== TASK STATEMENT ==
Give all the lines below again, exactly, with no pictures.

** begin **

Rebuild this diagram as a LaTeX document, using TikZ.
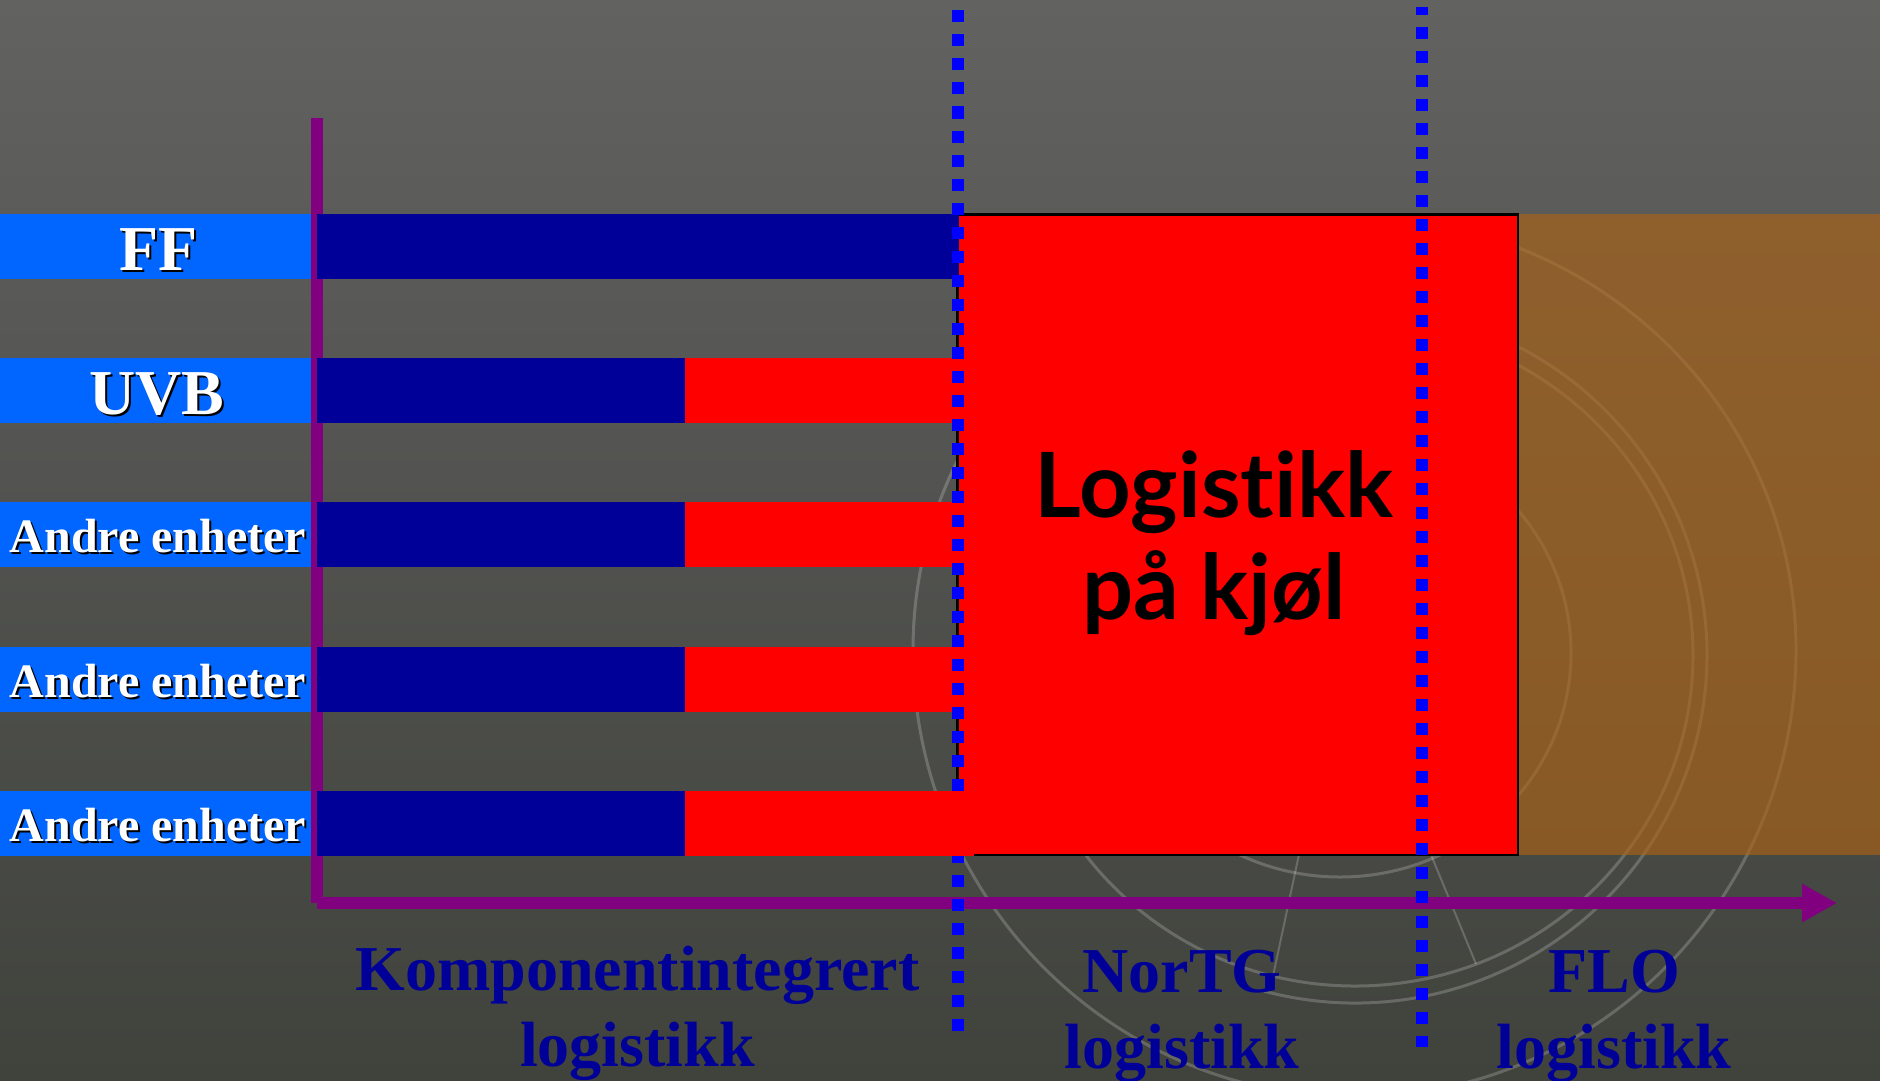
\documentclass[tikz,border=0pt]{standalone}
\usepackage{fontspec}
\setmainfont{Liberation Serif}
\newfontfamily\handfont[Ligatures=NoCommon]{Lato}
\usetikzlibrary{arrows.meta}
\definecolor{bgtop}{HTML}{626261}
\definecolor{bgmid}{HTML}{525350}
\definecolor{bgbot}{HTML}{40423C}
\definecolor{lblue}{HTML}{0066FF}
\definecolor{dblue}{HTML}{000099}
\definecolor{axis}{HTML}{800080}
\definecolor{dots}{HTML}{0000FF}
\definecolor{ochre}{RGB}{171,99,21}
\tikzset{
  ring/.style={draw=white,draw opacity=.2,line width=1.5bp},
  axisline/.style={draw=axis,line width=6bp,line cap=butt},
  dotline/.style={draw=dots,line width=6bp,dash pattern=on 6.005bp off 6.005bp},
  biglabel/.style={font=\fontsize{32.1}{32}\selectfont\bfseries,anchor=base,inner sep=0pt},
  unitlabel/.style={font=\fontsize{24.1}{24}\selectfont\bfseries,anchor=base,inner sep=0pt},
  zonelabel/.style={font=\fontsize{32.1}{38.1}\selectfont\bfseries,text=dblue,align=center,anchor=center,inner sep=0pt},
  handlabel/.style={font=\fontsize{45.2}{51.2}\selectfont\handfont\bfseries,text=black,align=center,anchor=center,inner sep=0pt},
}
\begin{document}
\begin{tikzpicture}[x=0.5bp,y=-0.5bp]
\useasboundingbox (0,0) rectangle (1880,1080);
\shade[top color=bgtop,middle color=bgmid,bottom color=bgbot] (0,0) rectangle (1880,1080);
% watermark wheel
\draw[ring] (913,650) arc[start angle=180,end angle=360,x radius=441.5,y radius=433];
\draw[ring] (1796,650) arc[start angle=0,end angle=180,x radius=441.5,y radius=447];
\draw[ring] (1355,655) ellipse[x radius=338,y radius=331];
\draw[ring] (1263.9,991.1) arc[start angle=105,end angle=-100,x radius=352,y radius=348];
\draw[ring] (1340,653) ellipse[x radius=231,y radius=224];
\coordinate (spa) at (1301,845); \coordinate (spb) at (1273,976);
\coordinate (spc) at (1427,845); \coordinate (spd) at (1476,964);
\draw[ring,line width=1bp] (spa) -- (spb);
\draw[ring,line width=1bp] (spc) -- (spd);
% zones
\fill[ochre,fill opacity=.65] (1518,214) rectangle (1880,855);
\draw[black,line width=1.1bp,fill=red] (957.5,214.5) rectangle (1518,855);
% unit label bars
\foreach \y in {214,357.7,501.7,646.7,791}{
  \fill[lblue] (0,\y) rectangle (311,\y+65);
}
% axes
\coordinate (vtop) at (317,118); \coordinate (vbot) at (317,903);
\coordinate (hleft) at (317,903); \coordinate (htip) at (1837,903);
\draw[axisline] (vtop) -- (vbot);
\draw[axisline,-{Triangle[length=17.5bp,width=18bp]}] (hleft) -- (htip);
% bars
\fill[dblue] (317,214) rectangle (958.5,279);
\foreach \y in {357.7,501.7,646.7,791}{
  \fill[dblue] (317,\y) rectangle (685,\y+65);
}
\foreach \y in {357.7,501.7,646.7}{
  \fill[red] (685,\y) rectangle (958.5,\y+65);
}
% dotted limits
\coordinate (la) at (957.7,10.4); \coordinate (lb) at (957.7,1031);
\coordinate (lc) at (1421.7,6.5); \coordinate (ld) at (1421.7,1047);
\draw[dotline] (la) -- (lb);
\draw[dotline,dash phase=1.9bp] (lc) -- (ld);
\fill[red] (685,791) rectangle (974,856);
% labels
\node[biglabel,text=black] (ffs) at (160.5,272.5) {FF};
\node[biglabel,text=white] (ff) at (158.5,270.5) {FF};
\node[biglabel,text=black] (uvbs) at (159,416) {UVB};
\node[biglabel,text=white] (uvb) at (157,414) {UVB};
\node[unitlabel,text=black] (as1) at (160,554) {Andre enheter};
\node[unitlabel,text=white] (a1) at (158,552) {Andre enheter};
\node[unitlabel,text=black] (as2) at (160,699) {Andre enheter};
\node[unitlabel,text=white] (a2) at (158,697) {Andre enheter};
\node[unitlabel,text=black] (as3) at (160,843) {Andre enheter};
\node[unitlabel,text=white] (a3) at (158,841) {Andre enheter};
\node[handlabel] (lk) at (1214,543) {Logistikk\\på kjøl};
\node[zonelabel] (komp) at (637.5,1013.5) {Komponentintegrert\\logistikk};
\node[zonelabel] (nor) at (1182,1016.5) {NorTG\\logistikk};
\node[zonelabel] (flo) at (1614,1016.5) {FLO\\logistikk};
\end{tikzpicture}
\end{document}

** end **

== THE ANSWER ==
Rebuild this diagram as a LaTeX document, using TikZ.
\documentclass[tikz,border=0pt]{standalone}
\usepackage{fontspec}
\setmainfont{Liberation Serif}
\newfontfamily\handfont[Ligatures=NoCommon]{Lato}
\usetikzlibrary{arrows.meta}
\definecolor{bgtop}{HTML}{626261}
\definecolor{bgmid}{HTML}{525350}
\definecolor{bgbot}{HTML}{40423C}
\definecolor{lblue}{HTML}{0066FF}
\definecolor{dblue}{HTML}{000099}
\definecolor{axis}{HTML}{800080}
\definecolor{dots}{HTML}{0000FF}
\definecolor{ochre}{RGB}{171,99,21}
\tikzset{
  ring/.style={draw=white,draw opacity=.2,line width=1.5bp},
  axisline/.style={draw=axis,line width=6bp,line cap=butt},
  dotline/.style={draw=dots,line width=6bp,dash pattern=on 6.005bp off 6.005bp},
  biglabel/.style={font=\fontsize{32.1}{32}\selectfont\bfseries,anchor=base,inner sep=0pt},
  unitlabel/.style={font=\fontsize{24.1}{24}\selectfont\bfseries,anchor=base,inner sep=0pt},
  zonelabel/.style={font=\fontsize{32.1}{38.1}\selectfont\bfseries,text=dblue,align=center,anchor=center,inner sep=0pt},
  handlabel/.style={font=\fontsize{45.2}{51.2}\selectfont\handfont\bfseries,text=black,align=center,anchor=center,inner sep=0pt},
}
\begin{document}
\begin{tikzpicture}[x=0.5bp,y=-0.5bp]
\useasboundingbox (0,0) rectangle (1880,1080);
\shade[top color=bgtop,middle color=bgmid,bottom color=bgbot] (0,0) rectangle (1880,1080);
% watermark wheel
\draw[ring] (913,650) arc[start angle=180,end angle=360,x radius=441.5,y radius=433];
\draw[ring] (1796,650) arc[start angle=0,end angle=180,x radius=441.5,y radius=447];
\draw[ring] (1355,655) ellipse[x radius=338,y radius=331];
\draw[ring] (1263.9,991.1) arc[start angle=105,end angle=-100,x radius=352,y radius=348];
\draw[ring] (1340,653) ellipse[x radius=231,y radius=224];
\coordinate (spa) at (1301,845); \coordinate (spb) at (1273,976);
\coordinate (spc) at (1427,845); \coordinate (spd) at (1476,964);
\draw[ring,line width=1bp] (spa) -- (spb);
\draw[ring,line width=1bp] (spc) -- (spd);
% zones
\fill[ochre,fill opacity=.65] (1518,214) rectangle (1880,855);
\draw[black,line width=1.1bp,fill=red] (957.5,214.5) rectangle (1518,855);
% unit label bars
\foreach \y in {214,357.7,501.7,646.7,791}{
  \fill[lblue] (0,\y) rectangle (311,\y+65);
}
% axes
\coordinate (vtop) at (317,118); \coordinate (vbot) at (317,903);
\coordinate (hleft) at (317,903); \coordinate (htip) at (1837,903);
\draw[axisline] (vtop) -- (vbot);
\draw[axisline,-{Triangle[length=17.5bp,width=18bp]}] (hleft) -- (htip);
% bars
\fill[dblue] (317,214) rectangle (958.5,279);
\foreach \y in {357.7,501.7,646.7,791}{
  \fill[dblue] (317,\y) rectangle (685,\y+65);
}
\foreach \y in {357.7,501.7,646.7}{
  \fill[red] (685,\y) rectangle (958.5,\y+65);
}
% dotted limits
\coordinate (la) at (957.7,10.4); \coordinate (lb) at (957.7,1031);
\coordinate (lc) at (1421.7,6.5); \coordinate (ld) at (1421.7,1047);
\draw[dotline] (la) -- (lb);
\draw[dotline,dash phase=1.9bp] (lc) -- (ld);
\fill[red] (685,791) rectangle (974,856);
% labels
\node[biglabel,text=black] (ffs) at (160.5,272.5) {FF};
\node[biglabel,text=white] (ff) at (158.5,270.5) {FF};
\node[biglabel,text=black] (uvbs) at (159,416) {UVB};
\node[biglabel,text=white] (uvb) at (157,414) {UVB};
\node[unitlabel,text=black] (as1) at (160,554) {Andre enheter};
\node[unitlabel,text=white] (a1) at (158,552) {Andre enheter};
\node[unitlabel,text=black] (as2) at (160,699) {Andre enheter};
\node[unitlabel,text=white] (a2) at (158,697) {Andre enheter};
\node[unitlabel,text=black] (as3) at (160,843) {Andre enheter};
\node[unitlabel,text=white] (a3) at (158,841) {Andre enheter};
\node[handlabel] (lk) at (1214,543) {Logistikk\\på kjøl};
\node[zonelabel] (komp) at (637.5,1013.5) {Komponentintegrert\\logistikk};
\node[zonelabel] (nor) at (1182,1016.5) {NorTG\\logistikk};
\node[zonelabel] (flo) at (1614,1016.5) {FLO\\logistikk};
\end{tikzpicture}
\end{document}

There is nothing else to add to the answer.